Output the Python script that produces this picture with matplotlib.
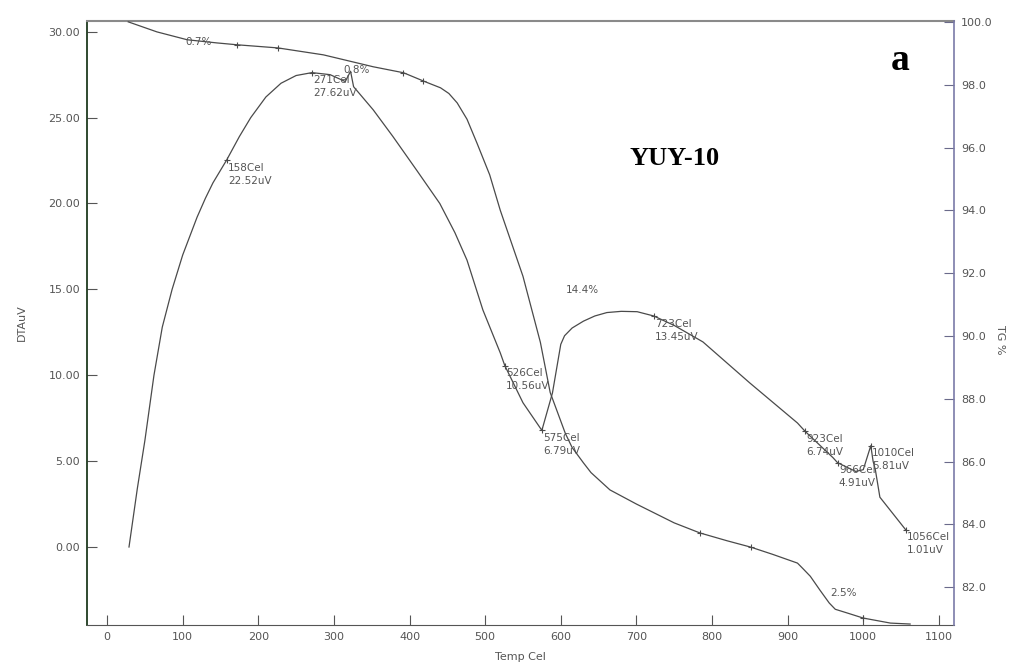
import numpy as np
import matplotlib
matplotlib.use('Agg')
import matplotlib.pyplot as plt

# DTA curve (temperature in Cel, signal in uV)
dta_temp = [29, 40, 50, 62, 73, 86, 100, 119, 130, 140, 158, 175, 190, 210, 230, 250, 271,
            295, 315, 322, 326, 352, 378, 410, 440, 460, 476, 497, 520, 526, 550, 575,
            589, 600, 605, 615, 630, 645, 661, 680, 701, 723, 750, 788, 850, 913, 923,
            960, 966, 990, 1000, 1010, 1013, 1016, 1022, 1040, 1056]
dta_uv = [0.0, 3.4, 6.2, 10.0, 12.8, 15.0, 17.0, 19.2, 20.3, 21.2, 22.52, 23.9, 25.0, 26.2, 27.0, 27.45, 27.62,
          27.5, 27.1, 27.7, 26.8, 25.45, 23.9, 21.9, 20.0, 18.3, 16.7, 13.8, 11.3, 10.56, 8.4, 6.79,
          8.97, 11.8, 12.3, 12.75, 13.15, 13.45, 13.65, 13.72, 13.7, 13.45, 12.9, 11.94, 9.55, 7.22, 6.74,
          5.2, 4.91, 4.4, 4.5, 5.9, 5.0, 4.5, 2.9, 1.9, 1.01]

# TG curve (temperature in Cel, mass in %)
tg_temp = [28, 66, 106, 145, 172, 226, 286, 352, 392, 421, 441, 452, 463, 476, 489, 506, 520, 550,
           573, 586, 606, 615, 630, 640, 665, 700, 750, 784, 820, 851, 880, 913, 920, 930,
           943, 955, 963, 979, 1000, 1036, 1062]
tg_pct = [100.0, 99.68, 99.43, 99.33, 99.27, 99.17, 98.95, 98.57, 98.38, 98.09, 97.9, 97.72, 97.42,
          96.9, 96.15, 95.13, 94.0, 91.9, 89.8, 88.2, 86.9, 86.45, 85.96, 85.65, 85.1, 84.65,
          84.05, 83.73, 83.48, 83.28, 83.05, 82.77, 82.6, 82.35, 81.9, 81.5, 81.3, 81.18,
          81.02, 80.86, 80.83]

# labelled DTA points
peak_temp = [158, 271, 526, 575, 723, 923, 966, 1010, 1056]
peak_uv = ['22.52', '27.62', '10.56', '6.79', '13.45', '6.74', '4.91', '5.81', '1.01']

# marks on TG curve
tg_mark_temp = [172, 226, 392, 418, 784, 851, 1000]

# weight loss labels
loss_text = ['0.7%', '0.8%', '14.4%', '2.5%']
loss_temp = [103, 312, 606, 956]
loss_pct = [99.36, 98.47, 91.46, 81.82]

line_color = '#4a4a4a'
text_color = '#555555'

fig = plt.figure(figsize=(10.3, 6.66), dpi=100)
ax = fig.add_axes([0.0845, 0.0616, 0.8417, 0.907])
ax2 = ax.twinx()

ax.plot(dta_temp, dta_uv, color=line_color, lw=0.9)
ax2.plot(tg_temp, tg_pct, color=line_color, lw=0.9)

# small + markers
mark_y = np.interp(peak_temp, dta_temp, dta_uv)
ax.plot(peak_temp, mark_y, ls='none', marker='+', ms=4, mew=0.8, color=line_color)
tg_mark_y = np.interp(tg_mark_temp, tg_temp, tg_pct)
ax2.plot(tg_mark_temp, tg_mark_y, ls='none', marker='+', ms=4, mew=0.8, color=line_color)

# peak annotations
for t, y, v in zip(peak_temp, mark_y, peak_uv):
    ax.annotate(f'{t}Cel\n{v}uV', (t, y), xytext=(1, -2), textcoords='offset points',
                ha='left', va='top', fontsize=7.5, color=text_color, linespacing=1.35)

for txt, t, p in zip(loss_text, loss_temp, loss_pct):
    ax2.text(t, p, txt, ha='left', va='center', fontsize=7.5, color=text_color)

# axis limits and ticks
ax.set_xlim(-26.5, 1120)
ax.set_ylim(-4.54, 30.63)
ax2.set_ylim(80.80, 100.03)
ax.set_xticks(range(0, 1101, 100))
ax.set_yticks([0, 5, 10, 15, 20, 25, 30])
ax.set_yticklabels([f'{v:.2f}' for v in [0, 5, 10, 15, 20, 25, 30]])
ax2.set_yticks([82, 84, 86, 88, 90, 92, 94, 96, 98, 100])
ax2.set_yticklabels([f'{v:.1f}' for v in [82, 84, 86, 88, 90, 92, 94, 96, 98, 100]])

ax.tick_params(axis='both', direction='in', length=7, width=0.8, labelsize=8,
               labelcolor=text_color, color='#555555', pad=5)
ax2.tick_params(axis='y', direction='in', length=7, width=0.8, labelsize=8,
                labelcolor=text_color, color='#6a6a8a', pad=5)

# spines
ax.spines['left'].set_color('#1f3a1f')
ax.spines['left'].set_linewidth(1.3)
ax.spines['bottom'].set_color('#555555')
ax.spines['top'].set_color('#8a8a8a')
ax.spines['top'].set_linewidth(1.5)
ax.spines['right'].set_visible(False)
for s in ['left', 'top', 'bottom']:
    ax2.spines[s].set_visible(False)
ax2.spines['right'].set_color('#7a7aa8')
ax2.spines['right'].set_linewidth(1.2)

# axis titles
fig.text(22 / 1030, 1 - 323 / 666, 'DTAuV', rotation=90, ha='center', va='center',
         fontsize=8, color=text_color)
fig.text(1000 / 1030, 1 - 340 / 666, 'TG %', rotation=270, ha='center', va='center',
         fontsize=8, color=text_color)
fig.text(520 / 1030, 1 - 657 / 666, 'Temp Cel', ha='center', va='center',
         fontsize=8, color=text_color)

# sample labels
ax.text(0.678, 0.773, 'YUY-10', transform=ax.transAxes, ha='center', va='center',
        fontsize=19, fontweight='bold', family='Liberation Serif', color='black')
ax.text(0.938, 0.935, 'a', transform=ax.transAxes, ha='center', va='center',
        fontsize=27, fontweight='bold', family='Liberation Serif', color='black')

plt.savefig('out.png', dpi=100)
plt.close()
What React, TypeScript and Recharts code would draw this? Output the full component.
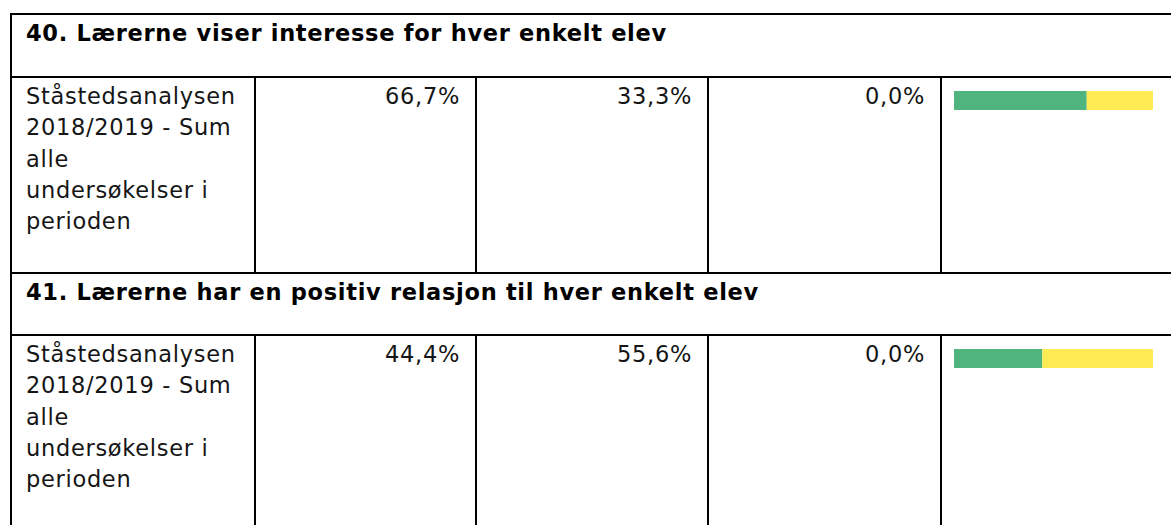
import React from "react";
import { BarChart, Bar, XAxis, YAxis } from "recharts";

const questions = [
  "40. Lærerne viser interesse for hver enkelt elev",
  "41. Lærerne har en positiv relasjon til hver enkelt elev",
];
const groupLines = ["Ståstedsanalysen", "2018/2019 - Sum", "alle", "undersøkelser i", "perioden"];
const agreeValues = [66.7, 44.4];
const partlyValues = [33.3, 55.6];
const disagreeValues = [0.0, 0.0];
const valueLabels = [
  ["66,7%", "33,3%", "0,0%"],
  ["44,4%", "55,6%", "0,0%"],
];

const GREEN = "#4fb47e";
const YELLOW = "#ffec55";
const RED = "#e0533f";

const FONT = "'DejaVu Sans', Verdana, sans-serif";
const FS = 22.5;
const LS = 0.7;
const LH = 31.3;

const colX = [10, 254, 475, 707, 940];
const headerTops = [13, 272];
const rowTops = [76, 334];
const rowBottoms = [272, 540];

function HLine({ y }: { y: number }) {
  return <div style={{ position: "absolute", left: 10, top: y, width: 1200, height: 2, background: "#000" }} />;
}
function VLine({ x, y1, y2 }: { x: number; y1: number; y2: number }) {
  return <div style={{ position: "absolute", left: x, top: y1, width: 2, height: y2 - y1 + 2, background: "#000" }} />;
}

function MiniBar({ i }: { i: number }) {
  const data = [{ name: "r", agree: agreeValues[i], partly: partlyValues[i], disagree: disagreeValues[i] }];
  return (
    <BarChart width={199} height={19} data={data} layout="vertical" margin={{ top: 0, right: 0, bottom: 0, left: 0 }} barCategoryGap={0}>
      <XAxis type="number" domain={[0, 100]} hide />
      <YAxis type="category" dataKey="name" hide width={0} />
      <Bar dataKey="agree" stackId="s" fill={GREEN} isAnimationActive={false} />
      <Bar dataKey="partly" stackId="s" fill={YELLOW} isAnimationActive={false} />
      <Bar dataKey="disagree" stackId="s" fill={RED} isAnimationActive={false} />
    </BarChart>
  );
}

export default function App() {
  return (
    <div style={{ position: "fixed", left: 0, top: 0, width: 1171, height: 525, overflow: "hidden", background: "#fff", fontFamily: FONT }}>
      {questions.map((q, i) => (
        <React.Fragment key={q}>
          <HLine y={headerTops[i]} />
          <HLine y={rowTops[i]} />
          <VLine x={colX[0]} y1={headerTops[i]} y2={rowTops[i]} />
          <div style={{ position: "absolute", left: 26, top: headerTops[i] + 5, fontSize: FS, fontWeight: "bold", color: "#000", letterSpacing: LS, lineHeight: LH + "px", whiteSpace: "nowrap" }}>{q}</div>
          {colX.map((x) => (
            <VLine key={x} x={x} y1={rowTops[i]} y2={rowBottoms[i]} />
          ))}
          <div style={{ position: "absolute", left: 26, top: rowTops[i] + 5, fontSize: FS, color: "#151515", letterSpacing: LS, lineHeight: LH + "px", whiteSpace: "nowrap" }}>
            {groupLines.map((l) => (
              <div key={l}>{l}</div>
            ))}
          </div>
          {valueLabels[i].map((v, j) => (
            <div key={j} style={{ position: "absolute", left: colX[j + 1], width: colX[j + 2] - colX[j + 1] - 15, top: rowTops[i] + 5, textAlign: "right", fontSize: FS, color: "#151515", letterSpacing: LS, lineHeight: LH + "px" }}>
              {v}
            </div>
          ))}
          <div style={{ position: "absolute", left: 954, top: rowTops[i] + 15, width: 199, height: 19, filter: "blur(0.6px)" }}>
            <MiniBar i={i} />
          </div>
        </React.Fragment>
      ))}
    </div>
  );
}
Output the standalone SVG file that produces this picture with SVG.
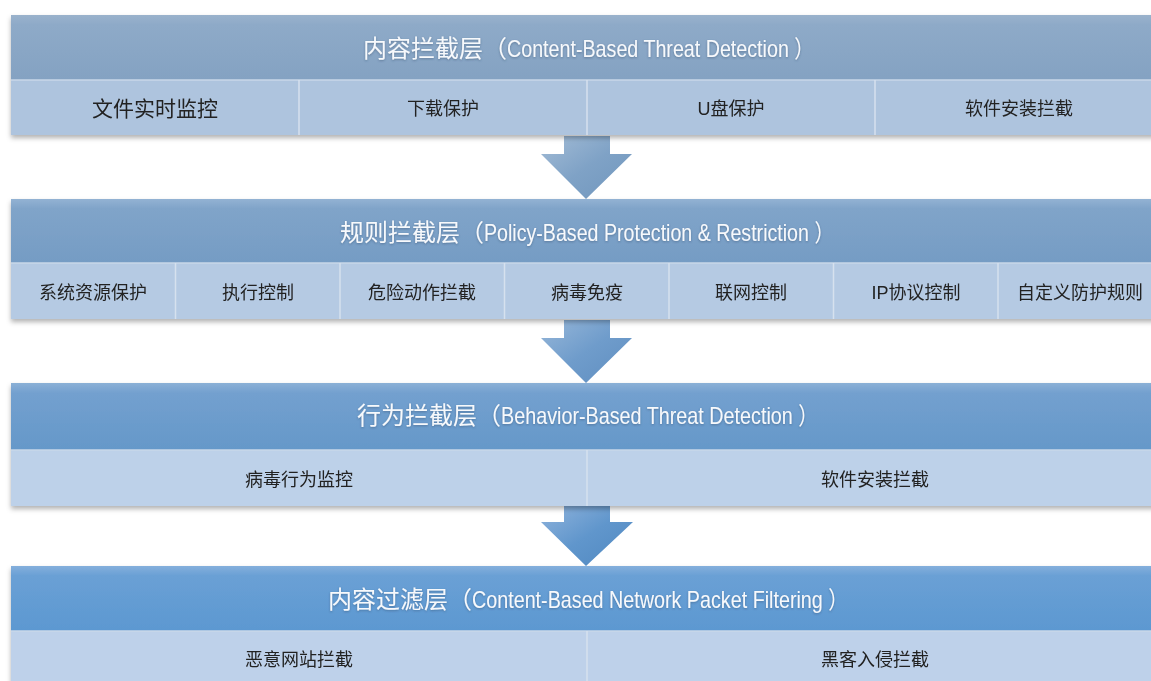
<svg xmlns="http://www.w3.org/2000/svg" width="1151" height="681" viewBox="0 0 1151 681">
<defs>
<filter id="sh" x="-5%" y="-20%" width="110%" height="150%">
<feDropShadow dx="0" dy="3" stdDeviation="2.5" flood-color="#000" flood-opacity="0.3"/>
</filter>
<filter id="ts" x="-5%" y="-30%" width="110%" height="160%">
<feDropShadow dx="0" dy="1" stdDeviation="1" flood-color="#2a4766" flood-opacity="0.45"/>
</filter>
<linearGradient id="h1" x1="0" y1="0" x2="0" y2="1"><stop offset="0" stop-color="#9ab2cc"/><stop offset="0.15" stop-color="#8eaac8"/><stop offset="1" stop-color="#84a2c2"/></linearGradient>
<linearGradient id="h2" x1="0" y1="0" x2="0" y2="1"><stop offset="0" stop-color="#93b2d3"/><stop offset="0.15" stop-color="#80a4c9"/><stop offset="1" stop-color="#759cc4"/></linearGradient>
<linearGradient id="h3" x1="0" y1="0" x2="0" y2="1"><stop offset="0" stop-color="#8bb0d6"/><stop offset="0.15" stop-color="#73a0cf"/><stop offset="1" stop-color="#6598c9"/></linearGradient>
<linearGradient id="h4" x1="0" y1="0" x2="0" y2="1"><stop offset="0" stop-color="#84afdc"/><stop offset="0.15" stop-color="#6aa0d5"/><stop offset="1" stop-color="#5c98d1"/></linearGradient>
<linearGradient id="a1" x1="0" y1="0" x2="1" y2="1"><stop offset="0" stop-color="#a3bcd6"/><stop offset="0.5" stop-color="#7fa2c6"/><stop offset="1" stop-color="#7096bd"/></linearGradient>
<linearGradient id="a2" x1="0" y1="0" x2="1" y2="1"><stop offset="0" stop-color="#97b7d9"/><stop offset="0.5" stop-color="#6f9ccb"/><stop offset="1" stop-color="#5f8ec0"/></linearGradient>
<linearGradient id="a3" x1="0" y1="0" x2="1" y2="1"><stop offset="0" stop-color="#8fb3dc"/><stop offset="0.5" stop-color="#6096cc"/><stop offset="1" stop-color="#5088c0"/></linearGradient>
</defs>
<style>
.t{font-family:"Liberation Sans","Noto Sans CJK SC",sans-serif;font-size:24px;fill:#f7f9fc}
.cell{font-family:"Liberation Sans","Noto Sans CJK SC",sans-serif;font-size:18px;fill:#222;text-anchor:middle}
.div{stroke:#d6e1ee;stroke-width:1.5}
.sep{stroke:#c8d7e8;stroke-width:1.5}
</style>
<rect width="1151" height="681" fill="#ffffff"/>

<g id="connectors">
<polygon points="564,136 610,136 610,154 632,154 586,199 541,154 564,154" fill="url(#a1)"/>
<polygon points="564,320 610,320 610,338 632,338 586,383 541,338 564,338" fill="url(#a2)"/>
<polygon points="564,506 610,506 610,522 633,522 586,566 541,522 564,522" fill="url(#a3)"/>
</g>

<g id="layer1" filter="url(#sh)">
<g id="layer1-header">
<rect x="11" y="15" width="1151" height="65" fill="url(#h1)"/>
<text class="t" x="363" y="57" filter="url(#ts)">内容拦截层（<tspan textLength="307" lengthAdjust="spacingAndGlyphs">Content-Based Threat Detection ）</tspan></text>
</g>
<rect x="11" y="80" width="1151" height="55" fill="#aec4de"/>
<line class="sep" x1="11" y1="80" x2="1162" y2="80"/>
<g id="l1-c1"><text class="cell" x="155" y="116" style="font-size:21px">文件实时监控</text></g>
<line class="div" x1="299" y1="80" x2="299" y2="135"/>
<g id="l1-c2"><text class="cell" x="443" y="115">下载保护</text></g>
<line class="div" x1="587" y1="80" x2="587" y2="135"/>
<g id="l1-c3"><text class="cell" x="731" y="115">U盘保护</text></g>
<line class="div" x1="875" y1="80" x2="875" y2="135"/>
<g id="l1-c4"><text class="cell" x="1019" y="115">软件安装拦截</text></g>
</g>

<g id="layer2" filter="url(#sh)">
<g id="layer2-header">
<rect x="11" y="199" width="1151" height="64" fill="url(#h2)"/>
<text class="t" x="340" y="241" filter="url(#ts)">规则拦截层（<tspan textLength="350" lengthAdjust="spacingAndGlyphs">Policy-Based Protection &amp; Restriction ）</tspan></text>
</g>
<rect x="11" y="263" width="1151" height="56" fill="#b5cae3"/>
<line class="sep" x1="11" y1="263" x2="1162" y2="263"/>
<g id="l2-c1"><text class="cell" x="93" y="299">系统资源保护</text></g>
<line class="div" x1="175.5" y1="263" x2="175.5" y2="319"/>
<g id="l2-c2"><text class="cell" x="258" y="299">执行控制</text></g>
<line class="div" x1="340" y1="263" x2="340" y2="319"/>
<g id="l2-c3"><text class="cell" x="422" y="299">危险动作拦截</text></g>
<line class="div" x1="504.5" y1="263" x2="504.5" y2="319"/>
<g id="l2-c4"><text class="cell" x="587" y="299">病毒免疫</text></g>
<line class="div" x1="669" y1="263" x2="669" y2="319"/>
<g id="l2-c5"><text class="cell" x="751" y="299">联网控制</text></g>
<line class="div" x1="833.5" y1="263" x2="833.5" y2="319"/>
<g id="l2-c6"><text class="cell" x="916" y="299">IP协议控制</text></g>
<line class="div" x1="998" y1="263" x2="998" y2="319"/>
<g id="l2-c7"><text class="cell" x="1080" y="299">自定义防护规则</text></g>
</g>

<g id="layer3" filter="url(#sh)">
<g id="layer3-header">
<rect x="11" y="383" width="1151" height="67" fill="url(#h3)"/>
<text class="t" x="357" y="424" filter="url(#ts)">行为拦截层（<tspan textLength="317" lengthAdjust="spacingAndGlyphs">Behavior-Based Threat Detection ）</tspan></text>
</g>
<rect x="11" y="450" width="1151" height="56" fill="#bdd1e9"/>
<line class="sep" x1="11" y1="450" x2="1162" y2="450"/>
<g id="l3-c1"><text class="cell" x="299" y="486">病毒行为监控</text></g>
<line class="div" x1="587" y1="450" x2="587" y2="506"/>
<g id="l3-c2"><text class="cell" x="875" y="486">软件安装拦截</text></g>
</g>

<g id="layer4" filter="url(#sh)">
<g id="layer4-header">
<rect x="11" y="566" width="1151" height="65" fill="url(#h4)"/>
<text class="t" x="328" y="608" filter="url(#ts)">内容过滤层（<tspan textLength="376" lengthAdjust="spacingAndGlyphs">Content-Based Network Packet Filtering ）</tspan></text>
</g>
<rect x="11" y="631" width="1151" height="60" fill="#bed1ea"/>
<line class="sep" x1="11" y1="631" x2="1162" y2="631"/>
<g id="l4-c1"><text class="cell" x="299" y="666">恶意网站拦截</text></g>
<line class="div" x1="587" y1="631" x2="587" y2="691"/>
<g id="l4-c2"><text class="cell" x="875" y="666">黑客入侵拦截</text></g>
</g>
</svg>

★ ★ ★ ★ ★

Exercise requirements:
Only the lines from the top of the data through the line with "import matplotlib.pyplot as plt" should be quoted, exactly and with both ends kept; skip the pictures.

Output for this task:
Output the Python script that produces this picture with matplotlib.
import numpy as np
import matplotlib
matplotlib.use('Agg')
import matplotlib.pyplot as plt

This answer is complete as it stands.